Ma dernière entrevue avec Jean-Louis Pons, c'était à Périgueux, à l'occasion d'une journée technique COTITA... j'y développais, à sa demande, la présentation de deux réalisations de voies vertes: l'une, démontrant l'intérêt de conventionner, sur certains secteurs, avec les agriculteurs et d'y permettre un usage partagé piétons / cyclistes / véhicules agricoles ; l'autre faisant la preuve (images à l'appui) que l'aménagement d'une voie verte pouvait servir la cause de la protection d'un site natura 2000... Une façon de servir une cause à laquelle il vouait une énergie et une passion remarquables avec, c'est à souligner, une égale reconnaissance pour ses collaborateurs, ses stagiaires, ses relais de terrain, institutionnels ou associatifs... J'ai beaucoup apprécié cette rencontre particulièrement constructive et quelquefois visionnaire. N'hésitez pas, les uns ou les autres, à lui transmettre ma reconnaissance et le plaisir de l'avoir croisé. Qu'il sache, surtout, que quelque part dans un recoin du Tarn, la voie verte du "Causse" est aujourd'hui terminée et qu'avec celle de "passa païs" sa voisine de Montagne Noire, elles attestent parfaitement, avec les ajustements trouvés sur le terrain, de la pertinence et du bien fondé des démarches engagées par Jean-Louis... Puissent-elles rendre hommage à son travail...
Pour ma part, s'il fallait évoquer le personnage, je lui rappellerai ma conviction que les voies vertes offrent, par le paysage, une entrée privilégiée au cœur des territoires... Entrer par le paysage c'est mettre un peu plus d'humanisme dans l'aménagement du territoire... Tout cela, Jean-Louis Pons l'avait déjà saisi... Merci.

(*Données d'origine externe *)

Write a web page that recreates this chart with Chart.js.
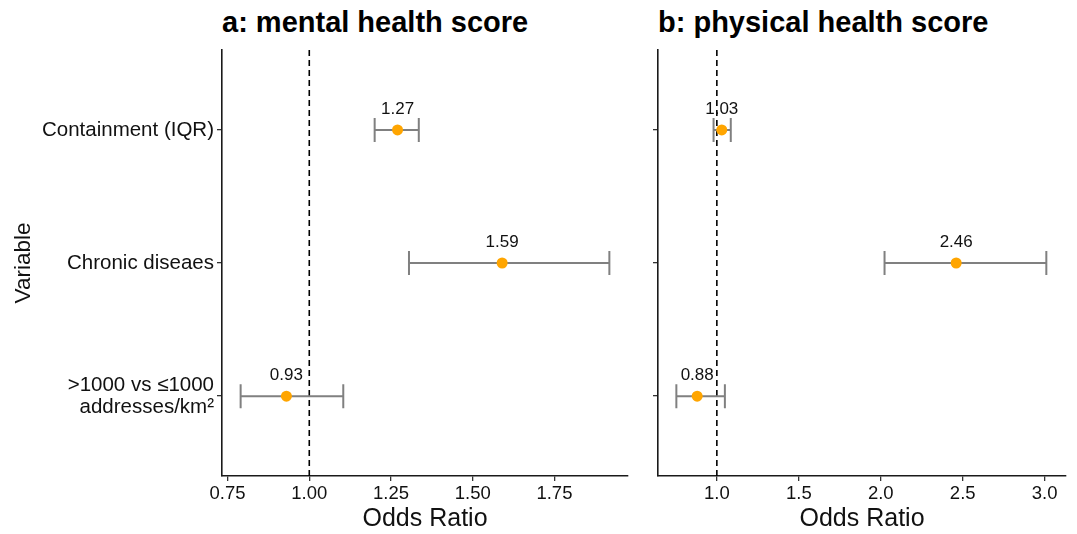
<!DOCTYPE html>
<html>
<head>
<meta charset="utf-8">
<script src="https://cdn.jsdelivr.net/npm/chart.js@4/dist/chart.umd.min.js"></script>
<style>
  body { margin: 0; background: #fff; width: 1077px; height: 534px; position: relative; overflow: hidden; }
  canvas { position: absolute; top: 0; }
  .ttl { position: absolute; top: 6px; font: bold 29px "Liberation Sans", Arial, sans-serif; color: #000; line-height: 32px; white-space: nowrap; }
</style>
</head>
<body>
<div class="ttl" style="left:222px">a: mental health score</div>
<div class="ttl" style="left:658px">b: physical health score</div>
<canvas id="cA" width="640" height="534" style="left:0"></canvas>
<canvas id="cB" width="437" height="534" style="left:640px"></canvas>
<script>
// categories, bottom to top is 1..3
const categorias = ["Containment (IQR)", "Chronic diseaes", [">1000 vs \u22641000", "addresses/km\u00b2"]];
const posY = [3, 2, 1];

// a: mental health
const orMental = [1.27, 1.59, 0.93];
const loMental = [1.20, 1.305, 0.79];
const hiMental = [1.335, 1.918, 1.104];
const ticksMental = [0.75, 1.00, 1.25, 1.50, 1.75];

// b: physical health
const orFisica = [1.03, 2.46, 0.88];
const loFisica = [0.98, 2.023, 0.753];
const hiFisica = [1.085, 3.01, 1.049];
const ticksFisica = [1.0, 1.5, 2.0, 2.5, 3.0];

const fuente = '"Liberation Sans", Arial, sans-serif';

// error bars, reference line and value labels
const forestPlugin = {
  id: "forest",
  beforeDatasetsDraw(chart) {
    const ctx = chart.ctx;
    const x = chart.scales.x, y = chart.scales.y;
    const area = chart.chartArea;
    const ds = chart.data.datasets[0];
    // dashed line at 1
    ctx.save();
    ctx.strokeStyle = "#000";
    ctx.lineWidth = 1.6;
    ctx.setLineDash([6, 4]);
    ctx.beginPath();
    ctx.moveTo(x.getPixelForValue(1), area.top);
    ctx.lineTo(x.getPixelForValue(1), area.bottom);
    ctx.stroke();
    ctx.setLineDash([]);
    ctx.strokeStyle = "#808080";
    ctx.lineWidth = 2;
    ds.lo.forEach((lo, i) => {
      const py = y.getPixelForValue(ds.data[i].y);
      const x1 = x.getPixelForValue(lo);
      const x2 = x.getPixelForValue(ds.hi[i]);
      ctx.beginPath();
      ctx.moveTo(x1, py); ctx.lineTo(x2, py);
      ctx.moveTo(x1, py - 12); ctx.lineTo(x1, py + 12);
      ctx.moveTo(x2, py - 12); ctx.lineTo(x2, py + 12);
      ctx.stroke();
    });
    ctx.restore();
  },
  afterDatasetsDraw(chart) {
    const ctx = chart.ctx;
    const x = chart.scales.x, y = chart.scales.y;
    const ds = chart.data.datasets[0];
    ctx.save();
    ctx.fillStyle = "#111";
    ctx.font = "17px " + fuente;
    ctx.textAlign = "center";
    ctx.textBaseline = "middle";
    ds.data.forEach((p) => {
      ctx.fillText(p.x.toFixed(2), x.getPixelForValue(p.x), y.getPixelForValue(p.y) - 21);
    });
    ctx.restore();
  },
};

function crear(id, or, lo, hi, ticks, xmin, xmax, decimales, opts) {
  const datos = or.map((v, i) => ({ x: v, y: posY[i] }));
  return new Chart(document.getElementById(id), {
    type: "scatter",
    data: {
      datasets: [{
        data: datos,
        lo: lo,
        hi: hi,
        backgroundColor: "#FFA500",
        borderColor: "#FFA500",
        pointRadius: 5.5,
        pointBorderWidth: 0,
      }],
    },
    options: {
      responsive: false,
      animation: false,
      layout: { padding: { top: 50, right: opts.padRight, left: 0, bottom: 0 } },
      plugins: { legend: { display: false }, tooltip: { enabled: false } },
      scales: {
        x: {
          type: "linear",
          min: xmin,
          max: xmax,
          afterBuildTicks: (s) => { s.ticks = ticks.map((v) => ({ value: v })); },
          afterFit: (s) => { s.height = 58; },
          border: { display: true, color: "#1a1a1a", width: 1.6 },
          grid: { drawOnChartArea: false, drawTicks: true, tickLength: 5, color: "#333", lineWidth: 1.3 },
          ticks: {
            color: "#111",
            font: { family: fuente, size: 18.5 },
            padding: 2,
            maxRotation: 0,
            callback: (v) => Number(v).toFixed(decimales),
          },
          title: {
            display: true,
            text: "Odds Ratio",
            color: "#111",
            font: { family: fuente, size: 25 },
            padding: { top: 0, bottom: 0 },
          },
        },
        y: {
          type: "linear",
          min: 0.4,
          max: 3.6,
          afterBuildTicks: (s) => { s.ticks = posY.map((v) => ({ value: v })); },
          afterFit: (s) => { s.width = opts.yWidth; },
          border: { display: true, color: "#1a1a1a", width: 1.6 },
          grid: { drawOnChartArea: false, drawTicks: true, tickLength: 5, color: "#333", lineWidth: 1.3 },
          ticks: {
            color: "#111",
            font: { family: fuente, size: 20.5, lineHeight: 1.08 },
            padding: 3,
            callback: (v) => {
              if (!opts.labels) return "";
              const i = posY.indexOf(v);
              return i >= 0 ? categorias[i] : "";
            },
          },
          title: {
            display: opts.labels,
            text: "Variable",
            color: "#111",
            font: { family: fuente, size: 22.5 },
            padding: { top: 10, bottom: 0 },
          },
        },
      },
    },
    plugins: [forestPlugin],
  });
}

crear("cA", orMental, loMental, hiMental, ticksMental, 0.733, 1.975, 2, { padRight: 12, yWidth: 222, labels: true });
crear("cB", orFisica, loFisica, hiFisica, ticksFisica, 0.641, 3.13, 1, { padRight: 11, yWidth: 18, labels: false });
</script>
</body>
</html>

Écrit par : Patrick Urbano, dir. Environnement, CG du Tarn | vendredi, 03 avril 2015

Ce commentaire me fait chaud au cœur ! Patrick Urbano a mis en œuvre très tôt les principes du développement durable pour la réalisation des voies cyclables dans le Tarn.
La voie verte du Causse, mais aussi la voie verte Castres-Albi sont exemplaires. De plus, les coûts de réalisation ont été de l'ordre de 40 000€ le km, soit des coûts bien inférieurs à la moyenne relevée par les DRC: 100 000€/km

Écrit par : Jean-Louis Pons | lundi, 06 avril 2015

Si je souscris évidemment aux commentaires chaleureux qui ont été écrits sur les compétences et le travail de Jean-Louis Pons, je note qu'ils sont presque tous à caractère "national" pour ne pas dire " régional". Or JLP s'est illustré aussi comme membre du Comité du patrimoine mondial, représentant la France particulièrement pour les sites " patrimoine naturel", et par la suite ceux des paysages culturels, avec la même excellente connaissance des dossiers, le pragmatisme et le sens de la négociation, bien nécessaire dans ces grandes réunions. Ce fut un plaisir de travailler avec lui et je lui souhaite une heureuse retraite ( que j'ai peine à imaginer inoccupée!).

Écrit par : Anne Lewis-Loubignac | lundi, 18 mai 2015

Merci, chère Anne, de ce commentaire qui me touche beaucoup, mais que je te retourne car tu t'es beaucoup toi-même investie au comité du Patrimoine Mondial pour faire adopter la position de la France, et ce avec une exquise détermination!
Je voudrais aussi rendre hommage à notre mentor, le regretté professeur Léon Pressouyre.
Avec toute mon amitié.

Écrit par : Jean-Louis Pons | vendredi, 22 mai 2015

Les commentaires sont fermés.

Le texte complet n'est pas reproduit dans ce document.